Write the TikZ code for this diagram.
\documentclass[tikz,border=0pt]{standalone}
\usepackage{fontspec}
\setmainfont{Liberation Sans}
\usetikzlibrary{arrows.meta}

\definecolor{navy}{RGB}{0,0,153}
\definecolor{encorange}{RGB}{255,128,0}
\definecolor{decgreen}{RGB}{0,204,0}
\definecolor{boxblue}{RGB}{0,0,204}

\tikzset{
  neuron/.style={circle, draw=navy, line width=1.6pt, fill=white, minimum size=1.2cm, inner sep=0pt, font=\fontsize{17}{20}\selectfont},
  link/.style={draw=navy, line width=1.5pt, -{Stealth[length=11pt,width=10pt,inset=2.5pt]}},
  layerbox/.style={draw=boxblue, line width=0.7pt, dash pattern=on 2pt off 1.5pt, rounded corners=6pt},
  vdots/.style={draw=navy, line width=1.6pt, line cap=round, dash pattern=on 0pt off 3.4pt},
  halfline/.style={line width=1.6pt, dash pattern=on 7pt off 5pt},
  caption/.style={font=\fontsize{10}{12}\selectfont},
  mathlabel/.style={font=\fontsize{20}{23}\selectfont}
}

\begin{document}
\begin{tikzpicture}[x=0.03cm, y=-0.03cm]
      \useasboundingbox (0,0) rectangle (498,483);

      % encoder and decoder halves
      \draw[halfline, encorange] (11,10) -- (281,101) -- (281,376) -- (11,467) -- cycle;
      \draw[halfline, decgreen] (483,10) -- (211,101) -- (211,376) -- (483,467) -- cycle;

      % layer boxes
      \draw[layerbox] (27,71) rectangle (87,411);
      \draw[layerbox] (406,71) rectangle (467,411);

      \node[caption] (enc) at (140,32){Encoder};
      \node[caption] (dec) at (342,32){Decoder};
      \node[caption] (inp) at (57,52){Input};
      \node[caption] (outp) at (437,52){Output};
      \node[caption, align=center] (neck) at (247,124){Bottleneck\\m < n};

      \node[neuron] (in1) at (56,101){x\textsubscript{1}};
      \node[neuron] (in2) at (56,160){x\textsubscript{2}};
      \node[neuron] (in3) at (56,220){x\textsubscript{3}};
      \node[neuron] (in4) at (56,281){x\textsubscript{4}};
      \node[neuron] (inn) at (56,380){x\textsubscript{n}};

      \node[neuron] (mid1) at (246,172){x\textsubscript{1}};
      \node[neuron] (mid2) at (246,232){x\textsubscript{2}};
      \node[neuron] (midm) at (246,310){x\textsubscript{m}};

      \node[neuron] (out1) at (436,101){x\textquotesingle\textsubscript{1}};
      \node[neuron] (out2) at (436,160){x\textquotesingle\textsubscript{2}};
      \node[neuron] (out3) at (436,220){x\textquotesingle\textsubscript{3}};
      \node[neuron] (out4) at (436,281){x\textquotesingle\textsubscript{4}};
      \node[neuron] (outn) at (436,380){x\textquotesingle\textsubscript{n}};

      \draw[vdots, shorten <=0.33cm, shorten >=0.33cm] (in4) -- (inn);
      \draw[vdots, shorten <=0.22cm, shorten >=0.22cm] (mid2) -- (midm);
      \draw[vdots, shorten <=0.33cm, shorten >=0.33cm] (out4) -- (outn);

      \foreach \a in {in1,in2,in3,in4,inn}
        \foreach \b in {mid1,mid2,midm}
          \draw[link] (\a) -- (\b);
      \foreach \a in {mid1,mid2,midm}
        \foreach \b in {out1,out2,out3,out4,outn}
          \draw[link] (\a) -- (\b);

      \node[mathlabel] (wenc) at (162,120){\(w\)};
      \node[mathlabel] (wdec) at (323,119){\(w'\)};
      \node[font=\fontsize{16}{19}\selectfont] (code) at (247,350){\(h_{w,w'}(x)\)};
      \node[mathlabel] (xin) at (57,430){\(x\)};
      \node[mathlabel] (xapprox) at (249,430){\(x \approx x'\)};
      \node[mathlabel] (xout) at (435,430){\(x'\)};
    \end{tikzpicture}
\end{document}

########################################

> What is asked
Retype all the material above precisely, with no line left out.

> Response to this task
Write the TikZ code for this diagram.
\documentclass[tikz,border=0pt]{standalone}
\usepackage{fontspec}
\setmainfont{Liberation Sans}
\usetikzlibrary{arrows.meta}

\definecolor{navy}{RGB}{0,0,153}
\definecolor{encorange}{RGB}{255,128,0}
\definecolor{decgreen}{RGB}{0,204,0}
\definecolor{boxblue}{RGB}{0,0,204}

\tikzset{
  neuron/.style={circle, draw=navy, line width=1.6pt, fill=white, minimum size=1.2cm, inner sep=0pt, font=\fontsize{17}{20}\selectfont},
  link/.style={draw=navy, line width=1.5pt, -{Stealth[length=11pt,width=10pt,inset=2.5pt]}},
  layerbox/.style={draw=boxblue, line width=0.7pt, dash pattern=on 2pt off 1.5pt, rounded corners=6pt},
  vdots/.style={draw=navy, line width=1.6pt, line cap=round, dash pattern=on 0pt off 3.4pt},
  halfline/.style={line width=1.6pt, dash pattern=on 7pt off 5pt},
  caption/.style={font=\fontsize{10}{12}\selectfont},
  mathlabel/.style={font=\fontsize{20}{23}\selectfont}
}

\begin{document}
\begin{tikzpicture}[x=0.03cm, y=-0.03cm]
      \useasboundingbox (0,0) rectangle (498,483);

      % encoder and decoder halves
      \draw[halfline, encorange] (11,10) -- (281,101) -- (281,376) -- (11,467) -- cycle;
      \draw[halfline, decgreen] (483,10) -- (211,101) -- (211,376) -- (483,467) -- cycle;

      % layer boxes
      \draw[layerbox] (27,71) rectangle (87,411);
      \draw[layerbox] (406,71) rectangle (467,411);

      \node[caption] (enc) at (140,32){Encoder};
      \node[caption] (dec) at (342,32){Decoder};
      \node[caption] (inp) at (57,52){Input};
      \node[caption] (outp) at (437,52){Output};
      \node[caption, align=center] (neck) at (247,124){Bottleneck\\m < n};

      \node[neuron] (in1) at (56,101){x\textsubscript{1}};
      \node[neuron] (in2) at (56,160){x\textsubscript{2}};
      \node[neuron] (in3) at (56,220){x\textsubscript{3}};
      \node[neuron] (in4) at (56,281){x\textsubscript{4}};
      \node[neuron] (inn) at (56,380){x\textsubscript{n}};

      \node[neuron] (mid1) at (246,172){x\textsubscript{1}};
      \node[neuron] (mid2) at (246,232){x\textsubscript{2}};
      \node[neuron] (midm) at (246,310){x\textsubscript{m}};

      \node[neuron] (out1) at (436,101){x\textquotesingle\textsubscript{1}};
      \node[neuron] (out2) at (436,160){x\textquotesingle\textsubscript{2}};
      \node[neuron] (out3) at (436,220){x\textquotesingle\textsubscript{3}};
      \node[neuron] (out4) at (436,281){x\textquotesingle\textsubscript{4}};
      \node[neuron] (outn) at (436,380){x\textquotesingle\textsubscript{n}};

      \draw[vdots, shorten <=0.33cm, shorten >=0.33cm] (in4) -- (inn);
      \draw[vdots, shorten <=0.22cm, shorten >=0.22cm] (mid2) -- (midm);
      \draw[vdots, shorten <=0.33cm, shorten >=0.33cm] (out4) -- (outn);

      \foreach \a in {in1,in2,in3,in4,inn}
        \foreach \b in {mid1,mid2,midm}
          \draw[link] (\a) -- (\b);
      \foreach \a in {mid1,mid2,midm}
        \foreach \b in {out1,out2,out3,out4,outn}
          \draw[link] (\a) -- (\b);

      \node[mathlabel] (wenc) at (162,120){\(w\)};
      \node[mathlabel] (wdec) at (323,119){\(w'\)};
      \node[font=\fontsize{16}{19}\selectfont] (code) at (247,350){\(h_{w,w'}(x)\)};
      \node[mathlabel] (xin) at (57,430){\(x\)};
      \node[mathlabel] (xapprox) at (249,430){\(x \approx x'\)};
      \node[mathlabel] (xout) at (435,430){\(x'\)};
    \end{tikzpicture}
\end{document}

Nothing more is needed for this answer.